Repeat every line of the listing below exactly, minus the pictures.

════════

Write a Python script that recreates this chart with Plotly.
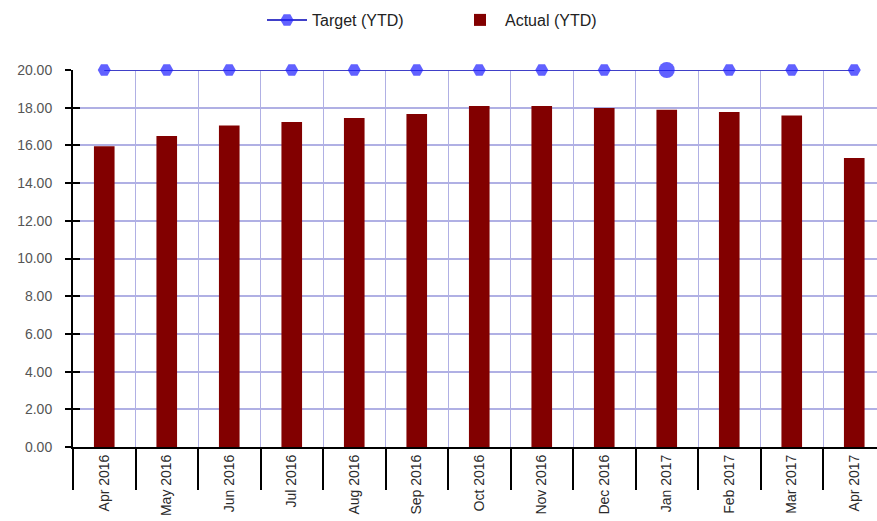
import plotly.graph_objects as go

months = ["Apr 2016", "May 2016", "Jun 2016", "Jul 2016", "Aug 2016", "Sep 2016",
          "Oct 2016", "Nov 2016", "Dec 2016", "Jan 2017", "Feb 2017", "Mar 2017", "Apr 2017"]
target_ytd = [20, 20, 20, 20, 20, 20, 20, 20, 20, 20, 20, 20, 20]
actual_ytd = [15.95, 16.5, 17.05, 17.24, 17.45, 17.67, 18.09, 18.09, 17.98, 17.89, 17.77, 17.58, 15.33]
y_ticks = [0, 2, 4, 6, 8, 10, 12, 14, 16, 18, 20]

xs = list(range(len(months)))
grid = "#b0b0e4"
font = "Liberation Sans, Arial, sans-serif"

# highlighted point (Jan 2017) drawn a little larger
sizes = [16 if m == "Jan 2017" else 13 for m in months]
symbols = ["circle" if m == "Jan 2017" else "hexagon2" for m in months]

fig = go.Figure()
fig.add_trace(go.Scatter(
    x=xs, y=target_ytd, name="Target (YTD)", mode="lines+markers",
    line=dict(color="#4040c8", width=2),
    marker=dict(color="#1e1eff", size=sizes, symbol=symbols, line=dict(width=0)),
    cliponaxis=False,
))
fig.add_trace(go.Bar(
    x=xs, y=actual_ytd, name="Actual (YTD)",
    marker=dict(color="#820000", line=dict(width=0)), width=0.33,
))
# helper trace on an overlay axis, for inner tick marks on the value axis
fig.add_trace(go.Scatter(x=[None], y=[None], yaxis="y2", showlegend=False, hoverinfo="skip"))

fig.update_layout(
    width=877, height=521,
    margin=dict(l=73, r=0, t=70, b=74),
    paper_bgcolor="white", plot_bgcolor="white",
    font=dict(family=font, size=14, color="#444"),
    showlegend=True,
    legend=dict(orientation="h", x=262 / 877, xanchor="left", xref="container",
                y=1 - 3 / 521, yanchor="top", yref="container",
                font=dict(family=font, size=16, color="#222"),
                traceorder="normal", itemwidth=40, entrywidth=138,
                bgcolor="rgba(0,0,0,0)"),
    xaxis=dict(
        range=[-0.5, 12.364], tickmode="array", tickvals=xs, ticktext=months,
        tickangle=-90, ticks="", showgrid=False, zeroline=False,
        showline=True, linecolor="black", linewidth=2,
        tickfont=dict(family=font, size=14, color="#2a2a2a"),
        minor=dict(tickmode="linear", tick0=-0.5, dtick=1, ticks="outside", ticklen=41,
                   tickcolor="black", tickwidth=2, showgrid=True, gridcolor=grid, gridwidth=1),
    ),
    yaxis=dict(
        range=[0, 20], tickmode="array", tickvals=y_ticks, tickformat=".2f",
        ticks="outside", ticklen=6, tickcolor="black", tickwidth=2,
        showline=True, linecolor="black", linewidth=2,
        showgrid=True, gridcolor=grid, gridwidth=1.5, zeroline=False,
        ticklabelstandoff=10,
        tickfont=dict(family=font, size=14, color="#555"),
    ),
    yaxis2=dict(
        range=[0, 20], overlaying="y", side="left", tickmode="array", tickvals=y_ticks,
        ticks="inside", ticklen=7, tickcolor="black", tickwidth=2,
        showticklabels=False, showgrid=False, zeroline=False, showline=False,
    ),
)

fig.write_html("out.html")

════════

## Problem solution
Write a Python script that recreates this chart with Plotly.
import plotly.graph_objects as go

months = ["Apr 2016", "May 2016", "Jun 2016", "Jul 2016", "Aug 2016", "Sep 2016",
          "Oct 2016", "Nov 2016", "Dec 2016", "Jan 2017", "Feb 2017", "Mar 2017", "Apr 2017"]
target_ytd = [20, 20, 20, 20, 20, 20, 20, 20, 20, 20, 20, 20, 20]
actual_ytd = [15.95, 16.5, 17.05, 17.24, 17.45, 17.67, 18.09, 18.09, 17.98, 17.89, 17.77, 17.58, 15.33]
y_ticks = [0, 2, 4, 6, 8, 10, 12, 14, 16, 18, 20]

xs = list(range(len(months)))
grid = "#b0b0e4"
font = "Liberation Sans, Arial, sans-serif"

# highlighted point (Jan 2017) drawn a little larger
sizes = [16 if m == "Jan 2017" else 13 for m in months]
symbols = ["circle" if m == "Jan 2017" else "hexagon2" for m in months]

fig = go.Figure()
fig.add_trace(go.Scatter(
    x=xs, y=target_ytd, name="Target (YTD)", mode="lines+markers",
    line=dict(color="#4040c8", width=2),
    marker=dict(color="#1e1eff", size=sizes, symbol=symbols, line=dict(width=0)),
    cliponaxis=False,
))
fig.add_trace(go.Bar(
    x=xs, y=actual_ytd, name="Actual (YTD)",
    marker=dict(color="#820000", line=dict(width=0)), width=0.33,
))
# helper trace on an overlay axis, for inner tick marks on the value axis
fig.add_trace(go.Scatter(x=[None], y=[None], yaxis="y2", showlegend=False, hoverinfo="skip"))

fig.update_layout(
    width=877, height=521,
    margin=dict(l=73, r=0, t=70, b=74),
    paper_bgcolor="white", plot_bgcolor="white",
    font=dict(family=font, size=14, color="#444"),
    showlegend=True,
    legend=dict(orientation="h", x=262 / 877, xanchor="left", xref="container",
                y=1 - 3 / 521, yanchor="top", yref="container",
                font=dict(family=font, size=16, color="#222"),
                traceorder="normal", itemwidth=40, entrywidth=138,
                bgcolor="rgba(0,0,0,0)"),
    xaxis=dict(
        range=[-0.5, 12.364], tickmode="array", tickvals=xs, ticktext=months,
        tickangle=-90, ticks="", showgrid=False, zeroline=False,
        showline=True, linecolor="black", linewidth=2,
        tickfont=dict(family=font, size=14, color="#2a2a2a"),
        minor=dict(tickmode="linear", tick0=-0.5, dtick=1, ticks="outside", ticklen=41,
                   tickcolor="black", tickwidth=2, showgrid=True, gridcolor=grid, gridwidth=1),
    ),
    yaxis=dict(
        range=[0, 20], tickmode="array", tickvals=y_ticks, tickformat=".2f",
        ticks="outside", ticklen=6, tickcolor="black", tickwidth=2,
        showline=True, linecolor="black", linewidth=2,
        showgrid=True, gridcolor=grid, gridwidth=1.5, zeroline=False,
        ticklabelstandoff=10,
        tickfont=dict(family=font, size=14, color="#555"),
    ),
    yaxis2=dict(
        range=[0, 20], overlaying="y", side="left", tickmode="array", tickvals=y_ticks,
        ticks="inside", ticklen=7, tickcolor="black", tickwidth=2,
        showticklabels=False, showgrid=False, zeroline=False, showline=False,
    ),
)

fig.write_html("out.html")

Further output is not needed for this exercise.